С попсой – сложнее. Майкл Джексон – это целая бригада аранжировщиков, композиторов, звукорежиссеров. Это машина, в производство которой вложены огромные деньги. Механизмы запуска наших звезд – как на конвейере Запорожского автозавода.
Но в СМИ на одном развороте соседствует реклама последнего BMW и интервью с солисткой группы «Ацтой». В связи с этим, часты курьезы – едет дорогущий BMW, а из него грохочет музыка, достойная «запорожца» (как качественной категории).
– Мне кажется, самая большая проблема, связанная с попсой заключается даже не в её доступности, но в её повсеместности. Она радикально меняет звуковой ландшафт нашей жизни, никогда не оставляя человека в тишине. Кажется, ваша музыка, много работающая с паузами и умолчаниями, организует ожоги молчания именно этим и противостоя неглубокому и плоскому электронному звучанию…
– Дима, почему людям так необходимы образы? И в то же время, желательно, что бы кто-то им эти образы подсказал, выявил? Почему, не найдя собственной образной надстройки люди начинают раздражаться?
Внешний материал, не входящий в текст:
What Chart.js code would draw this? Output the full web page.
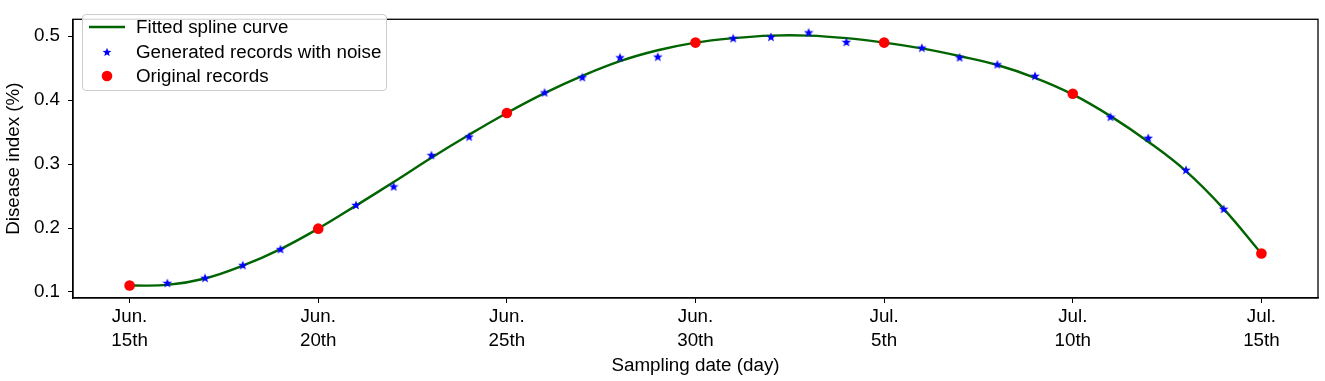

Это так работает неуверенность? Боязнь ошибиться? Показаться некомпетентным?
– Ну это же почти риторический вопрос, Дим, мозгу же нужно за что-то цепляться. Спотыкаться, очень немногие воспринимают абстрактную живопись без каких бы то ни было привязок к фигуративности. Это же именно внутреннее содержание и привычка к самостоятельности суждений заставляет людей постоянно усложнять задания для органов чувств и методов собственного восприятия. Большинство привыкло двигаться вслед за подсказками, ибо если нет никакого внутреннего содержания и развитой культуры внутренний жизни, то откуда брать образы для расшифровки. И, что ещё более важно – откуда брать сам метод слушанья?
Между тем, сила музыки как раз в том и заключается, что она предельно абстрактна и каждый пересоздает ее в своем роде. Сто человек слушают сто параллельно звучащих музык. Именно этим она нам и интересна, так как наиболее пересоздаваема, подчиняема нашей субъективной воле. Собственно, именно поэтому интеллектуалы столь настойчиво ходят в оперу и концертные залы…
– Но ведь для веры в Бога, например, человеку не требуется представлять себе Его лицо. Человек общается не с конкретным нарисованным на иконе ликом... Мы сейчас уйдем в область, о которой лучше молчать, а не говорить. И мне кажется вполне логичным, что разговор вырулил именно сюда. Природа музыки, безусловно, сакральна. Только эта сакральность внеконфессионная. Музыка – один из путей к пределу, за которым в ней больше нет необходимости.
– Хорошо, давай запретим себе употребление слова «музыка». Есть такой очень действенный риторический прием – отменить то или иное слово, явление. Предположим, что «музыка» – ухищрение маркетологов, всучивающих нам для многоразового употребления одноразовые вещи и нужно описать явление другими категориями. Звуковая философия. Звуковой дизайн, звучащий перформенс или что-то в этом духе. Как бы тогда вы определили свою деятельность?
– Наверное, искусство звука (или искусство, материалом которого является звук). Подобно тому, как литература – искусство слова.